▶ _Material for this exercise_
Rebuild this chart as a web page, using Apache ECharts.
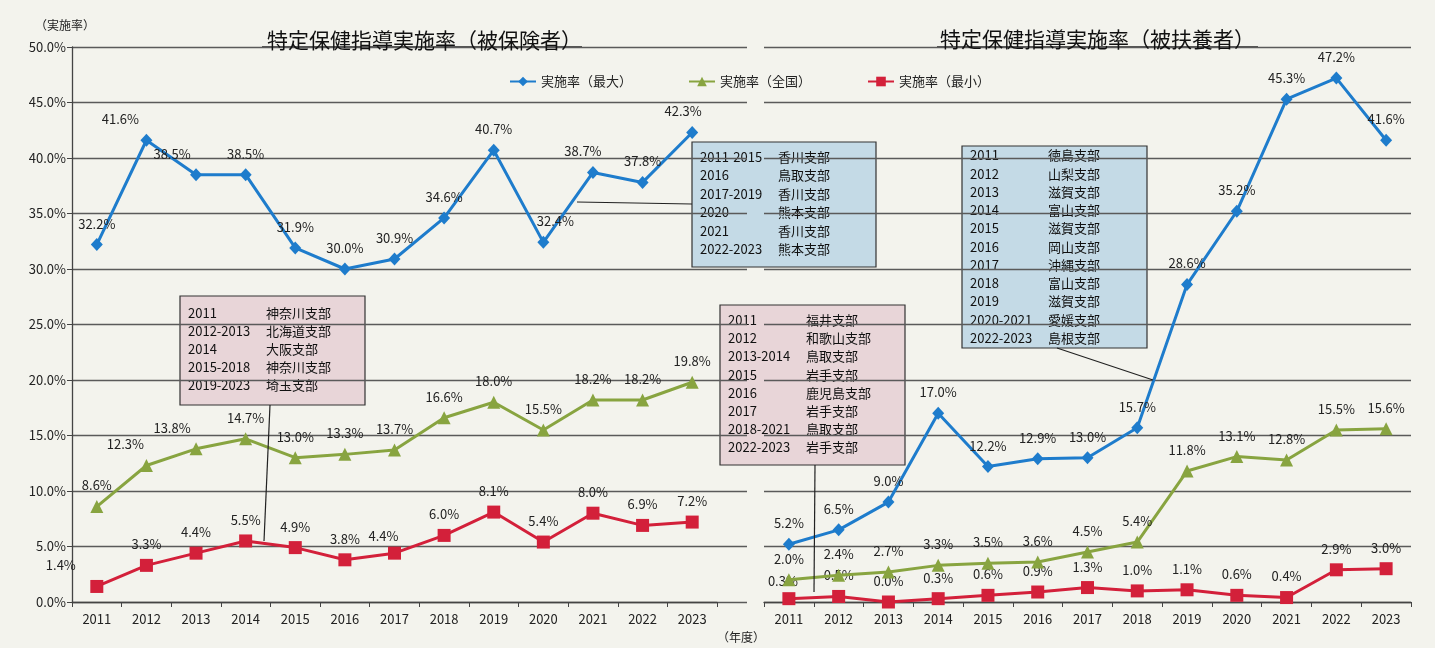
<!DOCTYPE html>
<html>
<head>
<meta charset="utf-8">
<script src="https://cdn.jsdelivr.net/npm/echarts@6/dist/echarts.min.js"></script>
<style>
  html, body { margin: 0; padding: 0; background: #f3f3ed; }
  #chart { width: 1435px; height: 648px; }
</style>
</head>
<body>
<div id="chart"></div>
<script>
// 年度
const years = ['2011', '2012', '2013', '2014', '2015', '2016', '2017', '2018', '2019', '2020', '2021', '2022', '2023'];

// 被保険者
const insuredMax = [32.2, 41.6, 38.5, 38.5, 31.9, 30.0, 30.9, 34.6, 40.7, 32.4, 38.7, 37.8, 42.3];
const insuredAll = [8.6, 12.3, 13.8, 14.7, 13.0, 13.3, 13.7, 16.6, 18.0, 15.5, 18.2, 18.2, 19.8];
const insuredMin = [1.4, 3.3, 4.4, 5.5, 4.9, 3.8, 4.4, 6.0, 8.1, 5.4, 8.0, 6.9, 7.2];

// 被扶養者
const dependentMax = [5.2, 6.5, 9.0, 17.0, 12.2, 12.9, 13.0, 15.7, 28.6, 35.2, 45.3, 47.2, 41.6];
const dependentAll = [2.0, 2.4, 2.7, 3.3, 3.5, 3.6, 4.5, 5.4, 11.8, 13.1, 12.8, 15.5, 15.6];
const dependentMin = [0.3, 0.5, 0.0, 0.3, 0.6, 0.9, 1.3, 1.0, 1.1, 0.6, 0.4, 2.9, 3.0];

const yTicks = [0, 5, 10, 15, 20, 25, 30, 35, 40, 45, 50];

// 注記（支部名）
const noteInsuredMax = [['2011-2015', '香川支部'], ['2016', '鳥取支部'], ['2017-2019', '香川支部'], ['2020', '熊本支部'], ['2021', '香川支部'], ['2022-2023', '熊本支部']];
const noteInsuredMin = [['2011', '神奈川支部'], ['2012-2013', '北海道支部'], ['2014', '大阪支部'], ['2015-2018', '神奈川支部'], ['2019-2023', '埼玉支部']];
const noteDependentMin = [['2011', '福井支部'], ['2012', '和歌山支部'], ['2013-2014', '鳥取支部'], ['2015', '岩手支部'], ['2016', '鹿児島支部'], ['2017', '岩手支部'], ['2018-2021', '鳥取支部'], ['2022-2023', '岩手支部']];
const noteDependentMax = [['2011', '徳島支部'], ['2012', '山梨支部'], ['2013', '滋賀支部'], ['2014', '富山支部'], ['2015', '滋賀支部'], ['2016', '岡山支部'], ['2017', '沖縄支部'], ['2018', '富山支部'], ['2019', '滋賀支部'], ['2020-2021', '愛媛支部'], ['2022-2023', '島根支部']];

const FONT = '"Noto Sans CJK JP", "Noto Sans", sans-serif';
const BLUE = '#1e7ccc';
const GREEN = '#88a440';
const RED = '#d3203a';
const GRID_LINE = '#5a5a5a';

// ラベル位置の微調整（手で動かしたラベル）
const nudges = {
    insuredMax: { '2012': [-26, 0], '2013': [-24, 0], '2020': [12, 0], '2021': [-10, 0], '2023': [-9, 0] },
    insuredAll: { '2012': [-21, 0], '2013': [-24, 0] },
    insuredMin: { '2011': [-36, 0], '2017': [-11, 4] },
    dependentMin: { '2011': [-6, 3] }
};

function withNudge(values, key) {
    const n = nudges[key] || {};
    return values.map((v, i) => n[years[i]] ? { value: v, label: { offset: n[years[i]] } } : v);
}

function lineSeries(name, values, key, color, symbol, size, side) {
    return {
        name: name,
        type: 'line',
        xAxisIndex: side,
        yAxisIndex: side,
        data: withNudge(values, key),
        symbol: symbol,
        symbolSize: size,
        lineStyle: { color: color, width: 3 },
        itemStyle: { color: color },
        label: {
            show: true,
            position: 'top',
            distance: 8,
            fontSize: 13,
            fontFamily: FONT,
            color: '#222',
            formatter: p => p.value.toFixed(1) + '%'
        },
        z: symbol === 'rect' ? 3 : 4
    };
}

function noteBox(x, y, w, h, fill, lines, lineTop, lineGap) {
    const children = [{
        type: 'rect',
        shape: { x: x, y: y, width: w, height: h },
        style: { fill: fill, stroke: '#333', lineWidth: 1.2 }
    }];
    lines.forEach((l, i) => {
        const ty = lineTop + i * lineGap;
        children.push({ type: 'text', x: x + 8, y: ty, style: { text: l[0], font: '13px ' + FONT, fill: '#111', verticalAlign: 'middle' } });
        children.push({ type: 'text', x: x + 86, y: ty, style: { text: l[1], font: '13px ' + FONT, fill: '#111', verticalAlign: 'middle' } });
    });
    return { type: 'group', children: children, z: 10 };
}

function leader(x1, y1, x2, y2) {
    return { type: 'line', shape: { x1: x1, y1: y1, x2: x2, y2: y2 }, style: { stroke: '#222', lineWidth: 1.2 }, z: 9 };
}

const valueAxisBase = {
    type: 'value',
    min: yTicks[0],
    max: yTicks[yTicks.length - 1],
    interval: 5
};

const categoryAxisBase = {
    type: 'category',
    data: years,
    boundaryGap: true,
    axisLine: { show: true, lineStyle: { color: '#444', width: 1.3 } },
    axisTick: { show: true, length: 5, lineStyle: { color: '#444' } },
    axisLabel: { fontSize: 13, fontFamily: FONT, color: '#222', margin: 11 }
};

const chart = echarts.init(document.getElementById('chart'));
chart.setOption({
    animation: false,
    backgroundColor: '#f3f3ed',
    textStyle: { fontFamily: FONT },
    title: [
        { text: '特定保健指導実施率（被保険者）', left: 262, top: 25, textStyle: { fontSize: 21, fontWeight: 'normal', color: '#111', fontFamily: FONT } },
        { text: '特定保健指導実施率（被扶養者）', left: 935, top: 24, textStyle: { fontSize: 21, fontWeight: 'normal', color: '#111', fontFamily: FONT } },
        { text: '（実施率）', left: 30, top: 14, textStyle: { fontSize: 12, fontWeight: 'normal', color: '#222', fontFamily: FONT } },
        { text: '（年度）', left: 712, top: 626, textStyle: { fontSize: 12, fontWeight: 'normal', color: '#222', fontFamily: FONT } }
    ],
    legend: {
        data: ['実施率（最大）', '実施率（全国）', '実施率（最小）'],
        left: 504,
        top: 70,
        itemWidth: 26,
        itemHeight: 12,
        itemGap: 56,
        textStyle: { fontSize: 13, color: '#222', fontFamily: FONT }
    },
    grid: [
        { left: 72, right: 1435 - 747, top: 47, bottom: 648 - 602 },
        { left: 72, right: 1435 - 717, top: 47, bottom: 648 - 602 },
        { left: 764, right: 1435 - 1411, top: 47, bottom: 648 - 602 }
    ],
    xAxis: [
        { type: 'value', gridIndex: 0, show: false },
        Object.assign({}, categoryAxisBase, { gridIndex: 1 }),
        Object.assign({}, categoryAxisBase, { gridIndex: 2 })
    ],
    yAxis: [
        Object.assign({}, valueAxisBase, {
            gridIndex: 0,
            axisLine: { show: true, lineStyle: { color: '#444', width: 1.3 } },
            axisTick: { show: true, length: 5, lineStyle: { color: '#444' } },
            axisLabel: { fontSize: 13, fontFamily: FONT, color: '#222', margin: 6, formatter: v => v.toFixed(1) + '%' },
            splitLine: { show: true, lineStyle: { color: GRID_LINE, width: 1.4 } }
        }),
        Object.assign({}, valueAxisBase, { gridIndex: 1, show: false }),
        Object.assign({}, valueAxisBase, {
            gridIndex: 2,
            axisLine: { show: false },
            axisTick: { show: false },
            axisLabel: { show: false },
            splitLine: { show: true, lineStyle: { color: GRID_LINE, width: 1.4 } }
        })
    ],
    series: [
        lineSeries('実施率（最大）', insuredMax, 'insuredMax', BLUE, 'diamond', [12, 13], 1),
        lineSeries('実施率（全国）', insuredAll, 'insuredAll', GREEN, 'triangle', 13, 1),
        lineSeries('実施率（最小）', insuredMin, 'insuredMin', RED, 'rect', 13, 1),
        lineSeries('実施率（最大）', dependentMax, 'dependentMax', BLUE, 'diamond', [12, 13], 2),
        lineSeries('実施率（全国）', dependentAll, 'dependentAll', GREEN, 'triangle', 13, 2),
        lineSeries('実施率（最小）', dependentMin, 'dependentMin', RED, 'rect', 13, 2)
    ],
    graphic: [
        { type: 'line', shape: { x1: 262, y1: 47, x2: 582, y2: 47 }, style: { stroke: '#222', lineWidth: 1.5 } },
        { type: 'line', shape: { x1: 937, y1: 47, x2: 1258, y2: 47 }, style: { stroke: '#222', lineWidth: 1.5 } },
        leader(577, 202, 692, 204),
        leader(270, 405, 264, 541),
        leader(815, 465, 814, 592),
        leader(1057, 348, 1153, 380),
        noteBox(692, 142, 184, 125, '#c4dae6', noteInsuredMax, 157, 18.4),
        noteBox(180, 296, 185, 109, '#e8d5d8', noteInsuredMin, 313, 18),
        noteBox(720, 305, 185, 160, '#e8d5d8', noteDependentMin, 320, 18.2),
        noteBox(962, 146, 185, 202, '#c4dae6', noteDependentMax, 155.5, 18.25)
    ]
});
</script>
</body>
</html>
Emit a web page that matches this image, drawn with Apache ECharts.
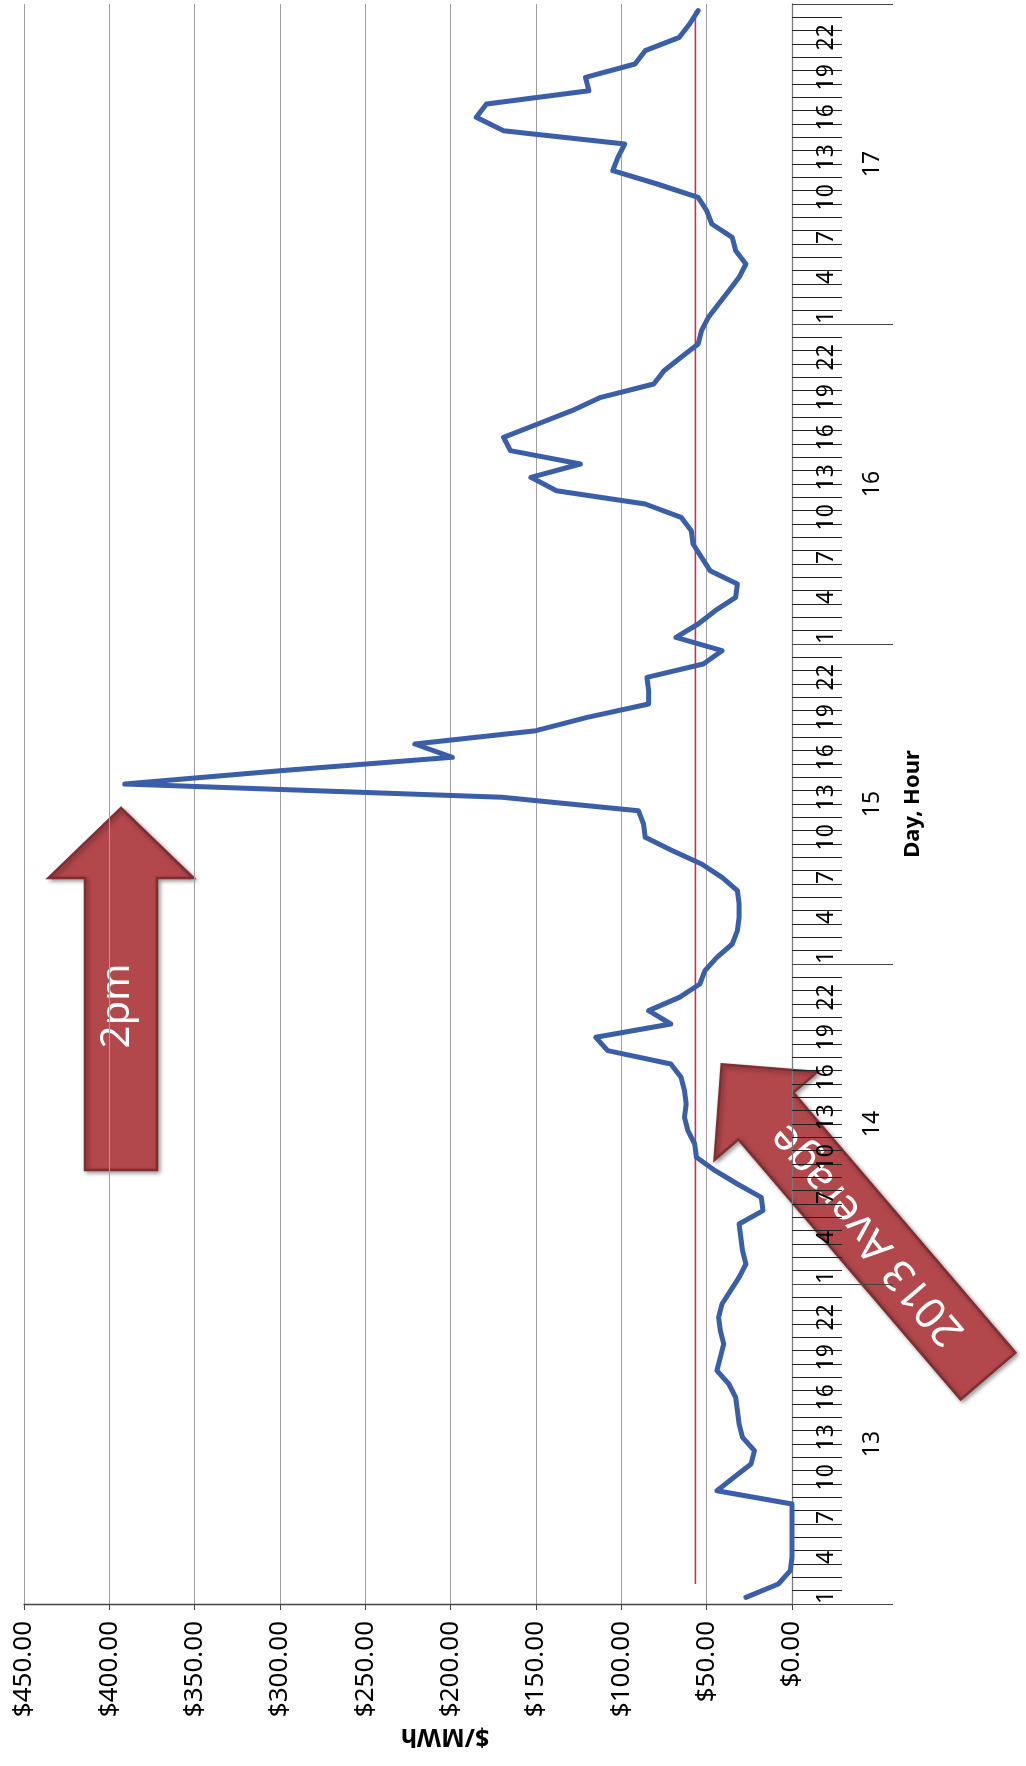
<!DOCTYPE html>
<html>
<head>
<meta charset="utf-8">
<title>Hourly price, days 13-17</title>
<script src="https://cdn.jsdelivr.net/npm/echarts@6/dist/echarts.min.js"></script>
<style>
  html, body { margin: 0; padding: 0; background: #ffffff; }
  #chart { width: 1026px; height: 1766px; }
</style>
</head>
<body>
<div id="chart"></div>
<script>
// Hourly prices ($/MWh), one array per day, hours 1..24
const day13 = [27, 8, 1, 0, 0, 0, 0, 0, 44, 34, 24, 22, 29, 31, 32, 33, 37, 44, 42, 40, 42, 43, 41, 36];
const day14 = [31, 27, 29, 30, 31, 17, 18, 32, 45, 56, 57, 61, 63, 62, 63, 65, 71, 108, 115, 71, 84, 66, 54, 51];
const day15 = [44, 35, 32, 31, 31, 32, 41, 53, 70, 86, 87, 90, 170, 391, 300, 199, 221, 150, 120, 84, 84, 85, 52, 41];
const day16 = [68, 55, 45, 33, 32, 48, 53, 58, 59, 65, 86, 138, 153, 124, 165, 169, 149, 129, 112, 81, 75, 65, 55, 53];
const day17 = [49, 43, 37, 31, 27, 33, 35, 47, 50, 55, 79, 105, 102, 98, 169, 185, 179, 119, 121, 92, 86, 66, 60, 55];

// 2013 average price
const avg2013 = 56.6;

// Axis categories and ticks
const days = ['13', '14', '15', '16', '17'];
const hoursOfDay = ['1','2','3','4','5','6','7','8','9','10','11','12',
                    '13','14','15','16','17','18','19','20','21','22','23','24'];
const priceTicks = { min: 0, max: 450, interval: 50 };

const hourLabels = [];
days.forEach(() => hoursOfDay.forEach(h => hourLabels.push(h)));
const prices = [].concat(day13, day14, day15, day16, day17);

const pricePoints = prices.map((v, i) => [v, i]);
// average line drawn from the second hour onward
const avgPoints = hourLabels.map((_, i) => [avg2013, i]).slice(1);

const FONT = '"Noto Sans", "Open Sans", sans-serif';
const ARROW_FILL = '#b2474c';
const ARROW_EDGE = '#7d2f32';

// arrow pointing along local +x, tail centred at the origin
function arrowPoints(len, headLen, headHalf, shaftHalf) {
  const neck = len - headLen;
  return [
    [0, -shaftHalf], [neck, -shaftHalf], [neck, -headHalf], [len, 0],
    [neck, headHalf], [neck, shaftHalf], [0, shaftHalf]
  ];
}

function arrow(pos, rotation, len, headLen, headHalf, shaftHalf, text, textAt, textOff, fontSize) {
  return {
    type: 'group',
    x: pos[0], y: pos[1],
    rotation: rotation,
    z: 100,
    children: [
      {
        type: 'polygon',
        shape: { points: arrowPoints(len, headLen, headHalf, shaftHalf) },
        style: {
          fill: ARROW_FILL, stroke: ARROW_EDGE, lineWidth: 2.5,
          shadowBlur: 4, shadowColor: 'rgba(0,0,0,0.35)', shadowOffsetX: 2, shadowOffsetY: 2
        }
      },
      {
        type: 'text',
        x: textAt, y: textOff,
        style: {
          text: text,
          fill: '#ffffff',
          font: 'normal ' + fontSize + 'px ' + FONT,
          align: 'center', verticalAlign: 'middle',
          textAlign: 'center', textVerticalAlign: 'middle'
        }
      }
    ]
  };
}

const chart = echarts.init(document.getElementById('chart'), null, { renderer: 'canvas' });

chart.setOption({
  backgroundColor: '#ffffff',
  animation: false,
  grid: { left: 24, right: 234, top: 4, bottom: 162, containLabel: false },
  xAxis: {
    type: 'value',
    inverse: true,
    position: 'bottom',
    min: priceTicks.min, max: priceTicks.max, interval: priceTicks.interval,
    axisLine: { show: true, lineStyle: { color: '#444444', width: 1.3 } },
    axisTick: { show: true, length: 6, lineStyle: { color: '#444444' } },
    splitLine: { show: true, lineStyle: { color: '#a0a0a0', width: 1 } },
    axisLabel: {
      rotate: 90,
      margin: 17,
      fontSize: 26,
      fontFamily: FONT,
      color: '#000000',
      formatter: v => '$' + v.toFixed(2)
    }
  },
  yAxis: [
    {
      type: 'category',
      position: 'right',
      data: hourLabels,
      boundaryGap: true,
      axisLine: { show: true, lineStyle: { color: '#7a7a7a', width: 1.3 } },
      axisTick: { show: true, interval: 0, length: 50, lineStyle: { color: '#222222', width: 1.2 } },
      axisLabel: {
        interval: i => i % 3 === 0,
        rotate: 90,
        margin: 23,
        fontSize: 23,
        fontFamily: FONT,
        color: '#000000'
      },
      splitLine: { show: false }
    },
    {
      type: 'category',
      position: 'right',
      data: days,
      boundaryGap: true,
      axisLine: { show: false },
      axisTick: { show: true, interval: 0, length: 101, lineStyle: { color: '#444444', width: 1.2 } },
      axisLabel: {
        rotate: 90,
        margin: 69,
        fontSize: 23,
        fontFamily: FONT,
        color: '#000000'
      },
      name: 'Day, Hour',
      nameLocation: 'middle',
      nameRotate: 90,
      nameGap: 110,
      nameTextStyle: { fontSize: 22, fontWeight: 'bold', fontFamily: FONT, color: '#000000' },
      splitLine: { show: false }
    }
  ],
  series: [
    {
      name: '2013 Average',
      type: 'line',
      xAxisIndex: 0, yAxisIndex: 0,
      data: avgPoints,
      showSymbol: false,
      symbol: 'none',
      lineStyle: { color: '#c8334f', width: 1.6 },
      z: 3
    },
    {
      name: 'Price',
      type: 'line',
      xAxisIndex: 0, yAxisIndex: 0,
      data: pricePoints,
      showSymbol: false,
      symbol: 'none',
      lineStyle: { color: '#3b5ea9', width: 5, join: 'round', cap: 'round' },
      z: 4
    }
  ],
  graphic: [
    {
      type: 'text',
      x: 445, y: 1736,
      rotation: Math.PI,
      style: {
        text: '$/MWh',
        fill: '#000000',
        font: 'bold 25px ' + FONT,
        align: 'center', verticalAlign: 'middle',
        textAlign: 'center', textVerticalAlign: 'middle'
      }
    },
    arrow([121, 1170], Math.PI / 2, 362, 70, 72.5, 36, '2pm', 164, -3, 40),
    arrow([988, 1376], 130.5 * Math.PI / 180, 410, 68, 67.5, 36, '2013 Average', 186, 0, 43)
  ]
});
</script>
</body>
</html>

▶ _Task prompt_
Only the lines from the top of the data through the line with "8.0, 6.9, 7.2];" should be quoted, exactly and with both ends kept; skip the pictures.

▶ _Result of this exercise_
Rebuild this chart as a web page, using Apache ECharts.
<!DOCTYPE html>
<html>
<head>
<meta charset="utf-8">
<script src="https://cdn.jsdelivr.net/npm/echarts@6/dist/echarts.min.js"></script>
<style>
  html, body { margin: 0; padding: 0; background: #f3f3ed; }
  #chart { width: 1435px; height: 648px; }
</style>
</head>
<body>
<div id="chart"></div>
<script>
// 年度
const years = ['2011', '2012', '2013', '2014', '2015', '2016', '2017', '2018', '2019', '2020', '2021', '2022', '2023'];

// 被保険者
const insuredMax = [32.2, 41.6, 38.5, 38.5, 31.9, 30.0, 30.9, 34.6, 40.7, 32.4, 38.7, 37.8, 42.3];
const insuredAll = [8.6, 12.3, 13.8, 14.7, 13.0, 13.3, 13.7, 16.6, 18.0, 15.5, 18.2, 18.2, 19.8];
const insuredMin = [1.4, 3.3, 4.4, 5.5, 4.9, 3.8, 4.4, 6.0, 8.1, 5.4, 8.0, 6.9, 7.2];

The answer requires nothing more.